_Problem to solve_.
Quote all of the data exactly as given. Skip every picture it contains.

_Data block_.

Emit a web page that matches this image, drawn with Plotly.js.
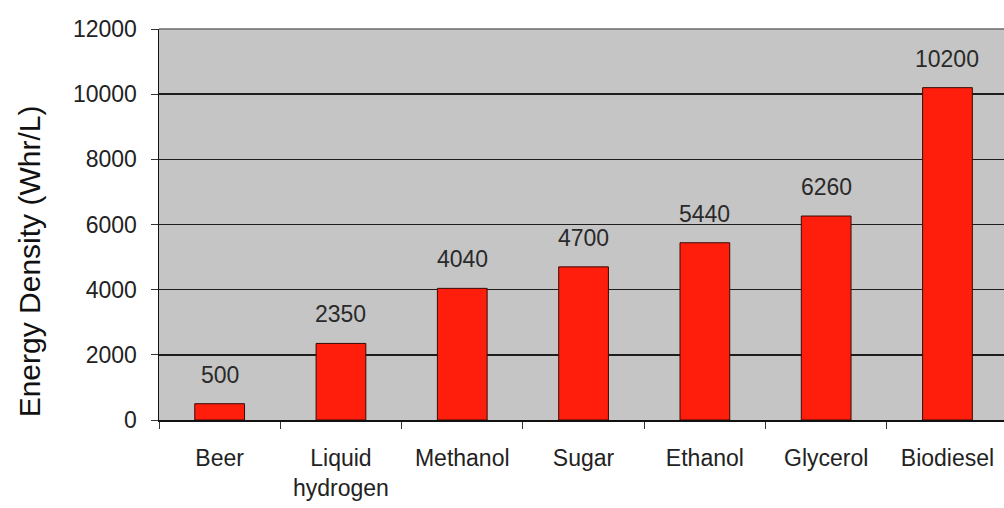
<!DOCTYPE html>
<html>
<head>
<meta charset="utf-8">
<script src="https://cdn.plot.ly/plotly-3.0.1.min.js"></script>
<style>
  html, body { margin: 0; padding: 0; background: #ffffff; }
  #chart { width: 1004px; height: 508px; }
</style>
</head>
<body>
<div id="chart"></div>
<script>
// Energy density of liquid fuels, watt-hours per litre
const fuels = ["Beer", "Liquid<br>hydrogen", "Methanol", "Sugar", "Ethanol", "Glycerol", "Biodiesel"];
const energyDensity = [500, 2350, 4040, 4700, 5440, 6260, 10200];
const yTicks = [0, 2000, 4000, 6000, 8000, 10000, 12000];
const yTitle = "Energy Density (Whr/L)";

const FONT = "Liberation Sans, Arial, sans-serif";

const bars = {
  type: "bar",
  x: fuels,
  y: energyDensity,
  width: 0.41,
  marker: { color: "#ff1e0c", line: { color: "#3a0a05", width: 1 } },
  hoverinfo: "x+y"
};

// value labels floating above each bar
const valueLabels = fuels.map((f, i) => ({
  x: f,
  y: energyDensity[i],
  text: String(energyDensity[i]),
  showarrow: false,
  yanchor: "middle",
  yshift: 29,
  font: { family: FONT, size: 23, color: "#2a2a2a" }
}));

// vertical axis title, set a little below the middle of the axis
const titleLabel = {
  xref: "paper", yref: "paper",
  x: -0.153, y: 0.405,
  xanchor: "center", yanchor: "middle",
  textangle: -90,
  text: yTitle,
  showarrow: false,
  font: { family: FONT, size: 30, color: "#111111" }
};

const layout = {
  width: 1004,
  height: 508,
  margin: { l: 159, r: 0, t: 29, b: 88 },
  paper_bgcolor: "#ffffff",
  plot_bgcolor: "#c5c5c5",
  showlegend: false,
  font: { family: FONT, size: 23, color: "#222222" },
  xaxis: {
    type: "category",
    range: [-0.5, 6.466],
    tickson: "boundaries",
    ticks: "outside",
    ticklen: 7,
    tickwidth: 1,
    tickcolor: "#333333",
    ticklabelstandoff: 17,
    showline: true,
    linecolor: "#111111",
    linewidth: 1.5,
    showgrid: false,
    tickfont: { family: FONT, size: 23, color: "#222222" },
    fixedrange: true
  },
  yaxis: {
    range: [0, 12000],
    tickvals: yTicks,
    ticktext: yTicks.map(String),
    ticks: "outside",
    ticklen: 7,
    tickcolor: "#333333",
    ticklabelstandoff: 9,
    showline: true,
    linecolor: "#111111",
    linewidth: 1.5,
    showgrid: true,
    gridcolor: "#1e1e1e",
    gridwidth: 1.5,
    zeroline: false,
    tickfont: { family: FONT, size: 23, color: "#222222" },
    fixedrange: true
  },
  shapes: [{
    // top border of the plotting area
    type: "line", xref: "paper", yref: "paper",
    x0: 0, x1: 1, y0: 1, y1: 1,
    line: { color: "#6a6a6a", width: 1.5 }
  }],
  annotations: valueLabels.concat([titleLabel])
};

Plotly.newPlot("chart", [bars], layout, { displayModeBar: false, staticPlot: true });
</script>
</body>
</html>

_Output below_.
Emit a web page that matches this image, drawn with Plotly.js.
<!DOCTYPE html>
<html>
<head>
<meta charset="utf-8">
<script src="https://cdn.plot.ly/plotly-3.0.1.min.js"></script>
<style>
  html, body { margin: 0; padding: 0; background: #ffffff; }
  #chart { width: 1004px; height: 508px; }
</style>
</head>
<body>
<div id="chart"></div>
<script>
// Energy density of liquid fuels, watt-hours per litre
const fuels = ["Beer", "Liquid<br>hydrogen", "Methanol", "Sugar", "Ethanol", "Glycerol", "Biodiesel"];
const energyDensity = [500, 2350, 4040, 4700, 5440, 6260, 10200];
const yTicks = [0, 2000, 4000, 6000, 8000, 10000, 12000];
const yTitle = "Energy Density (Whr/L)";

const FONT = "Liberation Sans, Arial, sans-serif";

const bars = {
  type: "bar",
  x: fuels,
  y: energyDensity,
  width: 0.41,
  marker: { color: "#ff1e0c", line: { color: "#3a0a05", width: 1 } },
  hoverinfo: "x+y"
};

// value labels floating above each bar
const valueLabels = fuels.map((f, i) => ({
  x: f,
  y: energyDensity[i],
  text: String(energyDensity[i]),
  showarrow: false,
  yanchor: "middle",
  yshift: 29,
  font: { family: FONT, size: 23, color: "#2a2a2a" }
}));

// vertical axis title, set a little below the middle of the axis
const titleLabel = {
  xref: "paper", yref: "paper",
  x: -0.153, y: 0.405,
  xanchor: "center", yanchor: "middle",
  textangle: -90,
  text: yTitle,
  showarrow: false,
  font: { family: FONT, size: 30, color: "#111111" }
};

const layout = {
  width: 1004,
  height: 508,
  margin: { l: 159, r: 0, t: 29, b: 88 },
  paper_bgcolor: "#ffffff",
  plot_bgcolor: "#c5c5c5",
  showlegend: false,
  font: { family: FONT, size: 23, color: "#222222" },
  xaxis: {
    type: "category",
    range: [-0.5, 6.466],
    tickson: "boundaries",
    ticks: "outside",
    ticklen: 7,
    tickwidth: 1,
    tickcolor: "#333333",
    ticklabelstandoff: 17,
    showline: true,
    linecolor: "#111111",
    linewidth: 1.5,
    showgrid: false,
    tickfont: { family: FONT, size: 23, color: "#222222" },
    fixedrange: true
  },
  yaxis: {
    range: [0, 12000],
    tickvals: yTicks,
    ticktext: yTicks.map(String),
    ticks: "outside",
    ticklen: 7,
    tickcolor: "#333333",
    ticklabelstandoff: 9,
    showline: true,
    linecolor: "#111111",
    linewidth: 1.5,
    showgrid: true,
    gridcolor: "#1e1e1e",
    gridwidth: 1.5,
    zeroline: false,
    tickfont: { family: FONT, size: 23, color: "#222222" },
    fixedrange: true
  },
  shapes: [{
    // top border of the plotting area
    type: "line", xref: "paper", yref: "paper",
    x0: 0, x1: 1, y0: 1, y1: 1,
    line: { color: "#6a6a6a", width: 1.5 }
  }],
  annotations: valueLabels.concat([titleLabel])
};

Plotly.newPlot("chart", [bars], layout, { displayModeBar: false, staticPlot: true });
</script>
</body>
</html>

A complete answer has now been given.